── Source data ──

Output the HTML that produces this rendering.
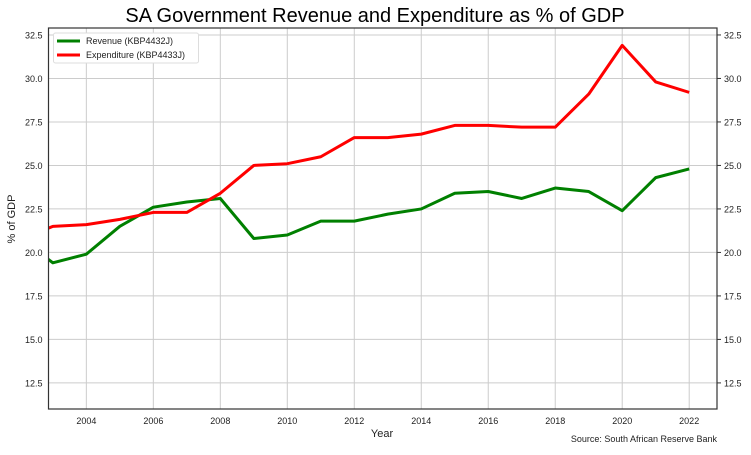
<!DOCTYPE html>
<html><head><meta charset="utf-8"><style>
body{margin:0;background:#fff;font-family:"Liberation Sans",sans-serif;}
svg text{font-family:"Liberation Sans",sans-serif;}
</style></head><body>
<svg id="c" width="751" height="450" xmlns="http://www.w3.org/2000/svg">
<rect width="751" height="450" fill="#fff"/>
<text x="375" y="22" font-size="20" text-anchor="middle" fill="#000">SA Government Revenue and Expenditure as % of GDP</text>
<defs><clipPath id="cp"><rect x="48.5" y="28" width="668.5" height="381"/></clipPath></defs>
<g id="grid"></g>
<g id="lines" clip-path="url(#cp)"></g>
<rect x="48.5" y="28" width="668.5" height="381" fill="none" stroke="#333" stroke-width="1.2"/>
<g id="ticks"></g>
<text x="382" y="437" font-size="11" text-anchor="middle" fill="#222">Year</text>
<text x="15" y="219" font-size="11" text-anchor="middle" fill="#222" transform="rotate(-90 15 219)">% of GDP</text>
<text x="717" y="442" font-size="9" text-anchor="end" fill="#222">Source: South African Reserve Bank</text>
<g>
<rect x="53.5" y="33" width="145" height="30" rx="2" fill="#fff" stroke="#ddd"/>
<line x1="57" y1="41" x2="80" y2="41" stroke="#008000" stroke-width="3"/>
<text x="86" y="44" font-size="9" fill="#222">Revenue (KBP4432J)</text>
<line x1="57" y1="55" x2="80" y2="55" stroke="#ff0000" stroke-width="3"/>
<text x="86" y="58" font-size="9" fill="#222">Expenditure (KBP4433J)</text>
</g>
</svg>
<script>
const years=[2002,2003,2004,2005,2006,2007,2008,2009,2010,2011,2012,2013,2014,2015,2016,2017,2018,2019,2020,2021,2022];
const revenue=[20.9,19.4,19.9,21.5,22.6,22.9,23.1,20.8,21.0,21.8,21.8,22.2,22.5,23.4,23.5,23.1,23.7,23.5,22.4,24.3,24.8];
const expenditure=[20.7,21.5,21.6,21.9,22.3,22.3,23.4,25.0,25.1,25.5,26.6,26.6,26.8,27.3,27.3,27.2,27.2,29.1,31.9,29.8,29.2];
const yTicks=[12.5,15.0,17.5,20.0,22.5,25.0,27.5,30.0,32.5];
const xTicks=[2004,2006,2008,2010,2012,2014,2016,2018,2020,2022];
const NS="http://www.w3.org/2000/svg";
const X0=48.5,X1=717,Y0=409,Y1=28,xmin=2002.87,xmax=2022.83,ymin=11.0,ymax=32.9;
const xs=v=>X0+(v-xmin)/(xmax-xmin)*(X1-X0);
const ys=v=>Y0-(v-ymin)/(ymax-ymin)*(Y0-Y1);
function mk(t,a,p){const e=document.createElementNS(NS,t);for(const k in a)e.setAttribute(k,a[k]);p.appendChild(e);return e;}
const g=document.getElementById('grid'),tk=document.getElementById('ticks'),ln=document.getElementById('lines');
yTicks.forEach(v=>{const y=ys(v);
const l=mk('line',{x1:X0,x2:X1,y1:y,y2:y,stroke:'#cccccc','stroke-width':1},g);


const t=mk('text',{x:X0-6,y:y+3.5,'font-size':9,'text-anchor':'end',fill:'#222'},tk);t.textContent=v.toFixed(1);


const m=mk('line',{x1:X1,x2:X1+4,y1:y,y2:y,stroke:'#333'},tk);


const t2=mk('text',{x:X1+7,y:y+3.5,'font-size':9,fill:'#222'},tk);t2.textContent=v.toFixed(1);


});
xTicks.forEach(v=>{const x=xs(v);
const l=mk('line',{x1:x,x2:x,y1:Y1,y2:Y0,stroke:'#cccccc','stroke-width':1},g);


const t=mk('text',{x:x,y:Y0+15,'font-size':9,'text-anchor':'middle',fill:'#222'},tk);t.textContent=v;


});
function series(vals,color,name){
const d=vals.map((v,i)=>(i?'L':'M')+xs(years[i]).toFixed(2)+','+ys(v).toFixed(2)).join(' ');
const p=mk('path',{d:d,fill:'none',stroke:color,'stroke-width':3,'stroke-linejoin':'round'},ln);


}
series(revenue,'#008000','revenue-line');
series(expenditure,'#ff0000','expenditure-line');
</script>
</body></html>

───

**Goal**. Repeat the material above in full and exactly, apart from the pictures.

**Exercise answer**.
Output the HTML that produces this rendering.
<!DOCTYPE html>
<html><head><meta charset="utf-8"><style>
body{margin:0;background:#fff;font-family:"Liberation Sans",sans-serif;}
svg text{font-family:"Liberation Sans",sans-serif;}
</style></head><body>
<svg id="c" width="751" height="450" xmlns="http://www.w3.org/2000/svg">
<rect width="751" height="450" fill="#fff"/>
<text x="375" y="22" font-size="20" text-anchor="middle" fill="#000">SA Government Revenue and Expenditure as % of GDP</text>
<defs><clipPath id="cp"><rect x="48.5" y="28" width="668.5" height="381"/></clipPath></defs>
<g id="grid"></g>
<g id="lines" clip-path="url(#cp)"></g>
<rect x="48.5" y="28" width="668.5" height="381" fill="none" stroke="#333" stroke-width="1.2"/>
<g id="ticks"></g>
<text x="382" y="437" font-size="11" text-anchor="middle" fill="#222">Year</text>
<text x="15" y="219" font-size="11" text-anchor="middle" fill="#222" transform="rotate(-90 15 219)">% of GDP</text>
<text x="717" y="442" font-size="9" text-anchor="end" fill="#222">Source: South African Reserve Bank</text>
<g>
<rect x="53.5" y="33" width="145" height="30" rx="2" fill="#fff" stroke="#ddd"/>
<line x1="57" y1="41" x2="80" y2="41" stroke="#008000" stroke-width="3"/>
<text x="86" y="44" font-size="9" fill="#222">Revenue (KBP4432J)</text>
<line x1="57" y1="55" x2="80" y2="55" stroke="#ff0000" stroke-width="3"/>
<text x="86" y="58" font-size="9" fill="#222">Expenditure (KBP4433J)</text>
</g>
</svg>
<script>
const years=[2002,2003,2004,2005,2006,2007,2008,2009,2010,2011,2012,2013,2014,2015,2016,2017,2018,2019,2020,2021,2022];
const revenue=[20.9,19.4,19.9,21.5,22.6,22.9,23.1,20.8,21.0,21.8,21.8,22.2,22.5,23.4,23.5,23.1,23.7,23.5,22.4,24.3,24.8];
const expenditure=[20.7,21.5,21.6,21.9,22.3,22.3,23.4,25.0,25.1,25.5,26.6,26.6,26.8,27.3,27.3,27.2,27.2,29.1,31.9,29.8,29.2];
const yTicks=[12.5,15.0,17.5,20.0,22.5,25.0,27.5,30.0,32.5];
const xTicks=[2004,2006,2008,2010,2012,2014,2016,2018,2020,2022];
const NS="http://www.w3.org/2000/svg";
const X0=48.5,X1=717,Y0=409,Y1=28,xmin=2002.87,xmax=2022.83,ymin=11.0,ymax=32.9;
const xs=v=>X0+(v-xmin)/(xmax-xmin)*(X1-X0);
const ys=v=>Y0-(v-ymin)/(ymax-ymin)*(Y0-Y1);
function mk(t,a,p){const e=document.createElementNS(NS,t);for(const k in a)e.setAttribute(k,a[k]);p.appendChild(e);return e;}
const g=document.getElementById('grid'),tk=document.getElementById('ticks'),ln=document.getElementById('lines');
yTicks.forEach(v=>{const y=ys(v);
const l=mk('line',{x1:X0,x2:X1,y1:y,y2:y,stroke:'#cccccc','stroke-width':1},g);


const t=mk('text',{x:X0-6,y:y+3.5,'font-size':9,'text-anchor':'end',fill:'#222'},tk);t.textContent=v.toFixed(1);


const m=mk('line',{x1:X1,x2:X1+4,y1:y,y2:y,stroke:'#333'},tk);


const t2=mk('text',{x:X1+7,y:y+3.5,'font-size':9,fill:'#222'},tk);t2.textContent=v.toFixed(1);


});
xTicks.forEach(v=>{const x=xs(v);
const l=mk('line',{x1:x,x2:x,y1:Y1,y2:Y0,stroke:'#cccccc','stroke-width':1},g);


const t=mk('text',{x:x,y:Y0+15,'font-size':9,'text-anchor':'middle',fill:'#222'},tk);t.textContent=v;


});
function series(vals,color,name){
const d=vals.map((v,i)=>(i?'L':'M')+xs(years[i]).toFixed(2)+','+ys(v).toFixed(2)).join(' ');
const p=mk('path',{d:d,fill:'none',stroke:color,'stroke-width':3,'stroke-linejoin':'round'},ln);


}
series(revenue,'#008000','revenue-line');
series(expenditure,'#ff0000','expenditure-line');
</script>
</body></html>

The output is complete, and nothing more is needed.